As we pulled our vans into the campground at Fort Worden State Park, located in Port Townsend, WA, I could see a bit of ocean glimmering by the edge of the park, calling my name and begging to be explored. After the trailer was unloaded and my tent was set up, my friend and I eagerly made our way to the water to catch what would be left of the sunset.

We planted ourselves on the pier of the Port Townsend Marine Science Center, and as I glanced around the bay my friend exclaimed she saw something in the water! And there they were, a bunch of small sea critters swimming around right in front of our eyes. At first glance I could have sworn that those critters were otters, but weren't sea otters extinct in this area? A food web diagram of Port Townsend Bay was conveniently located on the side of the building right behind us. As we examined this display, the sea otter was nowhere to be found. The idea that we saw an otter in the bay was dismissed, we confirmed it was just a harbor seal, and we headed back to camp for the night.

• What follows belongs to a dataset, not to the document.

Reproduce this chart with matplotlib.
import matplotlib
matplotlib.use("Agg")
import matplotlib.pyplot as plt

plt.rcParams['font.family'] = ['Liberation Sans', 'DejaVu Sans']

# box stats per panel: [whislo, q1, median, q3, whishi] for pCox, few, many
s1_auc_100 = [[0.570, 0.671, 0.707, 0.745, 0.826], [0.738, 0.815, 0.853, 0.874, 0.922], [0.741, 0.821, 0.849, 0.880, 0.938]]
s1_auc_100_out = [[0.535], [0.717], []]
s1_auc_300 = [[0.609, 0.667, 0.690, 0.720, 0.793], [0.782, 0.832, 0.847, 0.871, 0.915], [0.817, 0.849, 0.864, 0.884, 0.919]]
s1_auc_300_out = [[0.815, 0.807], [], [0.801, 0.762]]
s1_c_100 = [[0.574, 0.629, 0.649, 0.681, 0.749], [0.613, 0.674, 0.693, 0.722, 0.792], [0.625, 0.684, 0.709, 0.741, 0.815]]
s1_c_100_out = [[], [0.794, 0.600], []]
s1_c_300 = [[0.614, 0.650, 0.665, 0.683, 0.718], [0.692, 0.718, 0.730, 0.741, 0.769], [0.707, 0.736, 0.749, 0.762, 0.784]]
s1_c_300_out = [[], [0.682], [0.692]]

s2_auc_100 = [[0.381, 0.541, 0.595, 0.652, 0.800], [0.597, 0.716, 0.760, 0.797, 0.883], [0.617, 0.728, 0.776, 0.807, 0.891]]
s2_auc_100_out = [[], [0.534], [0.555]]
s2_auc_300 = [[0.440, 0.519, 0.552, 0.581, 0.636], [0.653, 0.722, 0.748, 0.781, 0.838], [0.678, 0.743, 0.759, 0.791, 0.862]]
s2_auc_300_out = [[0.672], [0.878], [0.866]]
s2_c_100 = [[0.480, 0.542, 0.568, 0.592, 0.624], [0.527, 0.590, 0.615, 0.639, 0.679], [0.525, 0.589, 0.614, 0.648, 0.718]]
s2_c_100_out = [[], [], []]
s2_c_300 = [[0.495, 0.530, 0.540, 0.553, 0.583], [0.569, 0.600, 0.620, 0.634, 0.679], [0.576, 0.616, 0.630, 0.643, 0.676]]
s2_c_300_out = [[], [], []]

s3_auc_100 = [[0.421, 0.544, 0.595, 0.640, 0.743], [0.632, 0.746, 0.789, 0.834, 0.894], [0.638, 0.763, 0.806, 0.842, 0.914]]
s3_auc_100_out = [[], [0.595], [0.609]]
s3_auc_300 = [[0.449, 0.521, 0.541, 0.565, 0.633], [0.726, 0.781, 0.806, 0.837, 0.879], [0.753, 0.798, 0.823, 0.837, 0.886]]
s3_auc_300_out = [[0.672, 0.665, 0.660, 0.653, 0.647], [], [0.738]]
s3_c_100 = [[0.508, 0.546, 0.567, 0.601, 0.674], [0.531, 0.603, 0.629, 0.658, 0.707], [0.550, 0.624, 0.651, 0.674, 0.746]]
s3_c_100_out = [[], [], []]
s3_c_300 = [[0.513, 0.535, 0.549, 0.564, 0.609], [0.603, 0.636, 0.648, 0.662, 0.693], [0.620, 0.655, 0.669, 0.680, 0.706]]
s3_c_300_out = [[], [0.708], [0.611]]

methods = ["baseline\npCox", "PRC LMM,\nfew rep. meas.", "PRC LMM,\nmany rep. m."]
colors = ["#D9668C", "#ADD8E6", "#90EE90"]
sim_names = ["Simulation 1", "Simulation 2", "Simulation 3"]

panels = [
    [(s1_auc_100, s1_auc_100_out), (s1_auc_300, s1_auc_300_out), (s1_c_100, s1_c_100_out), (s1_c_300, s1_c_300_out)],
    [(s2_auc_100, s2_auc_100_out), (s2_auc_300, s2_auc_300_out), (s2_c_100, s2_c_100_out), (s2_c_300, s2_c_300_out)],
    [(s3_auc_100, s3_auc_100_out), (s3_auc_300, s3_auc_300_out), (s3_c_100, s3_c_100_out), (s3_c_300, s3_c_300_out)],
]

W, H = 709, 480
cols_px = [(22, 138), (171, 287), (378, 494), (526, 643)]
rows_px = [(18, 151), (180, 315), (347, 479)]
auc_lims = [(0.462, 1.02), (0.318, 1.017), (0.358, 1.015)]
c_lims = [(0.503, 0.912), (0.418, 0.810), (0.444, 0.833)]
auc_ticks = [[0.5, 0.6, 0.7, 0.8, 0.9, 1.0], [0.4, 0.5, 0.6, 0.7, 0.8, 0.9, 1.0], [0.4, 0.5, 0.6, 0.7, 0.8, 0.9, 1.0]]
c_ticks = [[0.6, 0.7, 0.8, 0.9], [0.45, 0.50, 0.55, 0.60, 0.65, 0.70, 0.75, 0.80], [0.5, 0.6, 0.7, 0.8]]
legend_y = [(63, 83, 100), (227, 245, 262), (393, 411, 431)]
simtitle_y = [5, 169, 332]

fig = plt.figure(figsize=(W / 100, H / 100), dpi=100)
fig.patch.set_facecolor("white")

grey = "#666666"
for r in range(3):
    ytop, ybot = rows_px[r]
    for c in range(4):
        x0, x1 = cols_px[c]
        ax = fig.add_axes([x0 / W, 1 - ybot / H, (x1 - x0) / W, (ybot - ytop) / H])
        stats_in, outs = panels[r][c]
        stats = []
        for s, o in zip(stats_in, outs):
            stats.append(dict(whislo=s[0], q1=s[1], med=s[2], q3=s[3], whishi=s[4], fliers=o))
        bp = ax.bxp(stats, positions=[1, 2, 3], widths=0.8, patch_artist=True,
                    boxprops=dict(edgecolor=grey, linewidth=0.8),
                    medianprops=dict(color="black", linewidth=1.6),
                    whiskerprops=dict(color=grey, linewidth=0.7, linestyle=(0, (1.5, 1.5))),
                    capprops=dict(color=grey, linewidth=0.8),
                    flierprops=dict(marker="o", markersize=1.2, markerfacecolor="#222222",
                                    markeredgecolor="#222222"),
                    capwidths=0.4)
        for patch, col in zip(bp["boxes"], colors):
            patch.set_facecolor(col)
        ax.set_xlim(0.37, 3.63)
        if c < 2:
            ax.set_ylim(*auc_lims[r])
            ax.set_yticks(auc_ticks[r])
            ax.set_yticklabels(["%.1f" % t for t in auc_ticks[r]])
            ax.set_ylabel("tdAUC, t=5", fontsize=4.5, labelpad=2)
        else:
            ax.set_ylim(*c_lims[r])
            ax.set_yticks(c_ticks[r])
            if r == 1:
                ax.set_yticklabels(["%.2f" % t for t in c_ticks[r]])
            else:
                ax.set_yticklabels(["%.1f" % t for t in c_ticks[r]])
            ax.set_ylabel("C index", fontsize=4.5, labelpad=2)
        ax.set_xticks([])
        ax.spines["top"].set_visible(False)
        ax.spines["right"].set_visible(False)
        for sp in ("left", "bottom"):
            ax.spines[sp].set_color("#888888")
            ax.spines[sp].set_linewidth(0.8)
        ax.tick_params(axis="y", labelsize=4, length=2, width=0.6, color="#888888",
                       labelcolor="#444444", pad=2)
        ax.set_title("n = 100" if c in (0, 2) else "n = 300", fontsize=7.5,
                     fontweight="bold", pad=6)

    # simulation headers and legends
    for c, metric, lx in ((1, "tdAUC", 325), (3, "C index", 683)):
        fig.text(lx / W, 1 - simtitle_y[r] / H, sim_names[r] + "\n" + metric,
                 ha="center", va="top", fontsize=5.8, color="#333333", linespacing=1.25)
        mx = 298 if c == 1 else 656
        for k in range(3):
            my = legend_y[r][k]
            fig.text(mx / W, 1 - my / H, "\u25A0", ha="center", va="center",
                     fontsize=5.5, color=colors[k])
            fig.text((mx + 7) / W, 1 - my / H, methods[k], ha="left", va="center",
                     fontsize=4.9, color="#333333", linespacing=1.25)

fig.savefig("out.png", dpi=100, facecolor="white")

Inspired by the sunset the night before, my friend and I decided it would also be worth it to wake up extra early to head to the beach to watch the sunrise. We sat on the same dock as the night before, waiting for the morning light to peak itself over the rolling fog. My eyes were also focusing on the water in front of me, hoping to see more seals as I did the previous night. Not to our surprise, it didn't take long until we saw the little brown heads of sea critters bobbing up and down right in front of us. While we were watching these small creatures swimming around, it didn't take long for one to dive down to catch its breakfast. Once the fish was gobbled up, a head went back down under and a long thin pointy tail jetted out of the water. This was surely not the tail of a harbor seal, but really one that resembled an otter. I was overcome with joy—I had never seen an otter before! But why wasn't the sea otter included on the food web?

Later that morning, we were lucky enough to be able and take sea kayaks out on the bay. As we headed onto the water, our guide told us to keep an eye out for wildlife such as harbor seals and porpoises. I was inclined to ask about my otter sighting earlier that day and why the otter was excluded from this area's food web. It turns out that the sea otter was hunted to extinction in the Port Townsend area around the early 1900s for their thick and high quality fur. The sea otter was keystone species in this area and the loss of them had devastating effects on organisms ranging anywhere from kelp to humans.

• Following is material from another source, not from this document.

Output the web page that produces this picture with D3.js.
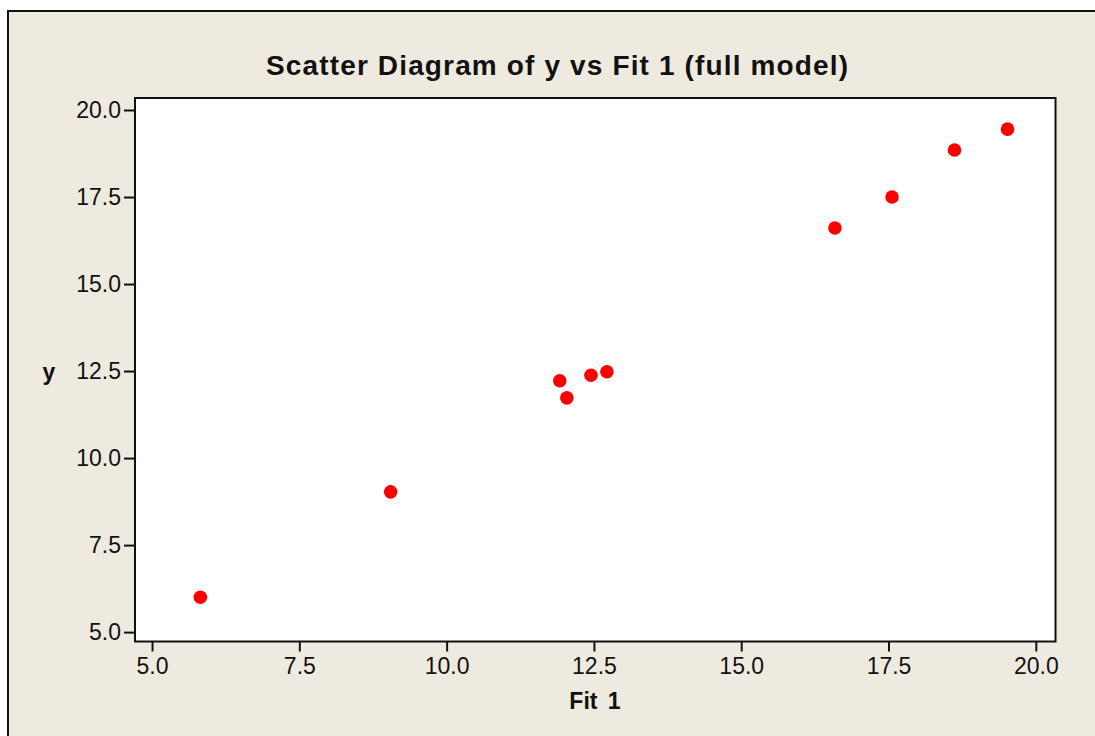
<!DOCTYPE html>
<html>
<head>
    <meta charset="UTF-8">
    <title>Scatter Diagram of y vs Fit 1</title>
    <script src="https://cdn.jsdelivr.net/npm/d3@7"></script>
    <style>
        body { margin: 0; background: #fff; }
        svg { display: block; }
        .tick text { font-family: "Liberation Sans", Arial, sans-serif; font-size: 23px; fill: #111; }
        .tick line { stroke: #111; stroke-width: 2; }
        .domain { display: none; }
    </style>
</head>
<body>
<svg id="chart" width="1095" height="736"></svg>
<script>
    // data
    var fitValues = [5.82, 9.05, 11.92, 12.04, 12.45, 12.72, 16.59, 17.56, 18.62, 19.52];
    var yValues   = [6.00, 9.03, 12.22, 11.73, 12.38, 12.48, 16.61, 17.50, 18.85, 19.45];
    var xTicks = [5.0, 7.5, 10.0, 12.5, 15.0, 17.5, 20.0];
    var yTicks = [5.0, 7.5, 10.0, 12.5, 15.0, 17.5, 20.0];

    var W = 1095, H = 736;
    var plot = {left: 135, top: 98, right: 1055.5, bottom: 641.5};
    var font = '"Liberation Sans", Arial, sans-serif';

    var svg = d3.select('#chart');

    // beige frame, only its left and top edges are inside the picture
    svg.append('rect')
        .attr('x', 8).attr('y', 11)
        .attr('width', W + 10).attr('height', H + 10)
        .attr('fill', '#eeeae0')
        .attr('stroke', '#111').attr('stroke-width', 2);

    var x = d3.scaleLinear().domain([4.711, 20.334]).range([plot.left, plot.right]);
    var y = d3.scaleLinear().domain([4.73, 20.345]).range([plot.bottom, plot.top]);

    svg.append('rect')
        .attr('x', plot.left).attr('y', plot.top)
        .attr('width', plot.right - plot.left).attr('height', plot.bottom - plot.top)
        .attr('fill', '#fff')
        .attr('stroke', '#111').attr('stroke-width', 2);

    svg.append('g')
        .attr('transform', 'translate(0,' + plot.bottom + ')')
        .call(d3.axisBottom(x).tickValues(xTicks).tickFormat(d3.format('.1f')).tickSize(10).tickPadding(6));

    svg.append('g')
        .attr('transform', 'translate(' + plot.left + ',0)')
        .call(d3.axisLeft(y).tickValues(yTicks).tickFormat(d3.format('.1f')).tickSize(11).tickPadding(3));

    svg.append('g')
        .selectAll('circle')
        .data(fitValues)
        .enter()
        .append('circle')
        .attr('cx', function (d) { return x(d); })
        .attr('cy', function (d, i) { return y(yValues[i]); })
        .attr('r', 6.8)
        .attr('fill', '#ff0000');

    svg.append('text')
        .attr('x', 557).attr('y', 75)
        .attr('text-anchor', 'middle')
        .attr('font-family', font)
        .attr('font-size', 28).attr('font-weight', 'bold')
        .attr('fill', '#111')
        .attr('textLength', 582).attr('lengthAdjust', 'spacing')
        .text('Scatter Diagram of y vs Fit 1 (full model)');

    svg.append('text')
        .attr('x', 595).attr('y', 709)
        .attr('text-anchor', 'middle')
        .attr('font-family', font)
        .attr('font-size', 23).attr('font-weight', 'bold')
        .attr('fill', '#111')
        .style('word-spacing', '4px')
        .text('Fit 1');

    svg.append('text')
        .attr('x', 49).attr('y', 380)
        .attr('text-anchor', 'middle')
        .attr('font-family', font)
        .attr('font-size', 23).attr('font-weight', 'bold')
        .attr('fill', '#111')
        .text('y');
</script>
</body>
</html>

So why did I see an otter? Upon even further investigation, I learned that the river otter had filled the niche of sea otters in the ecosystem. River otters live in bushes next to the ocean and go into the water around sunrise or sunset to hunt for food. Although the river otter is not the original species, its newfound role has helped this ecosystem keep in balance. Nature is something that is always changing and adapting to human error.